Arbeloa’s “betrayal” line says a lot about the mood inside Valdebebas

The sharpest line from the press conference was not even about the altercation itself. Arbeloa said leaks from inside the dressing room feel like a betrayal of Real Madrid. That is revealing. Coaches often try to draw a line under incidents, but they do not always choose language that strong unless they believe trust inside the environment has become part of the problem.

For Real Madrid fans, that may be the detail worth watching most closely. Physical confrontations can happen in elite football, and Arbeloa himself suggested such incidents are not unheard of. But once internal matters start reaching the public in fragments, the damage can spread far beyond the original argument. It becomes about authority, unity, and whether the dressing room still knows how to protect itself during a difficult spell.

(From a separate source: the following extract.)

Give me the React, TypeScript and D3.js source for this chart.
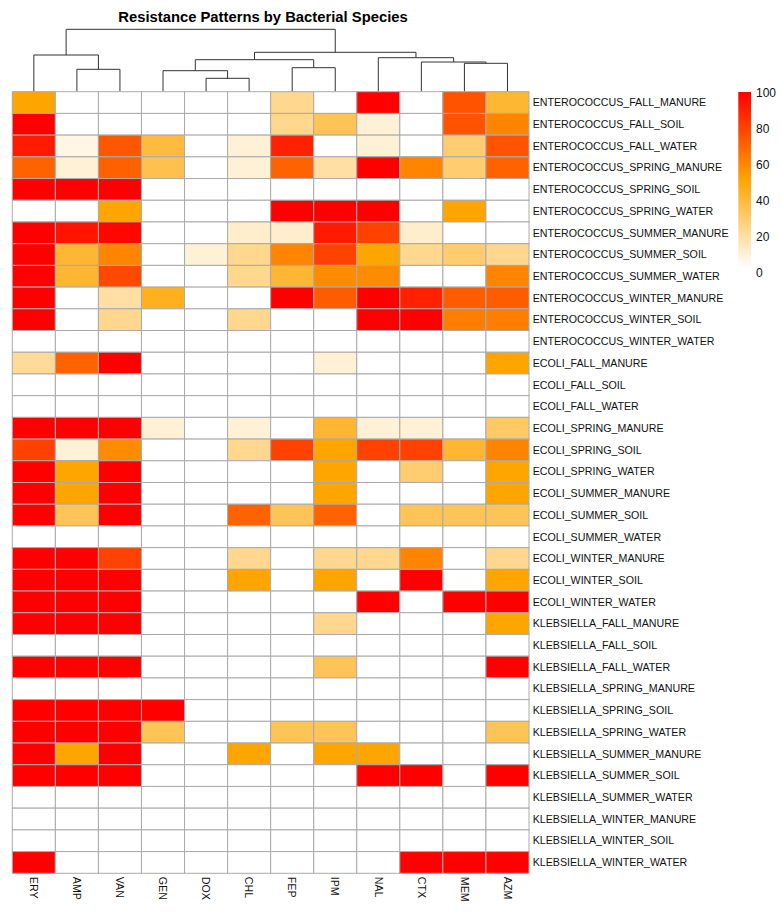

What this means for Real Madrid before El Clásico

On the football side, the timing is brutal. Real Madrid travel to Barcelona on Sunday night, and the official medical report says Valverde will need 10 to 14 days of rest after being diagnosed with cranioencephalic trauma. That removes one of Madrid’s most intense and reliable performers from a match where emotional balance and tactical discipline will be everything.

Arbeloa did confirm that Tchouaméni will be in the squad, which means the French midfielder now carries an even bigger spotlight into the game. Every touch, every duel, and every reaction will be examined through the lens of what happened this week. That is unfair in one sense, but unavoidable in another. At Real Madrid, once a story reaches this level, the next match always becomes part of the verdict.

There is also a bigger competitive backdrop. Reuters noted that Barcelona sit 11 points clear and need only a draw to seal another LaLiga title. So Madrid are not heading into a normal Clásico; they are heading into one with pride, leadership, and the public mood around the squad all under pressure.

What happens next

The next step is simple, even if it is not easy: Real Madrid have to respond on the pitch. If they compete with edge, discipline, and togetherness in Barcelona, Arbeloa’s defense of his players will look like leadership. If they unravel, the questions around the dressing room will only get louder.

This is also the kind of story that naturally opens up bigger conversations around the team. Madridistas will now be looking even more closely at squad leadership, selection calls, dressing-room hierarchy, and how the club plans to steady itself going into next season. Those are the wider angles worth following because this latest episode may end up being remembered as more than one bad week.

For now, though, the message from the coach is unmistakable: Arbeloa defends Valverde and Tchouaméni, wants the club to move on, and refuses to let one damaging incident define either player. The only way to truly close that chapter is with a response that looks like Real Madrid again.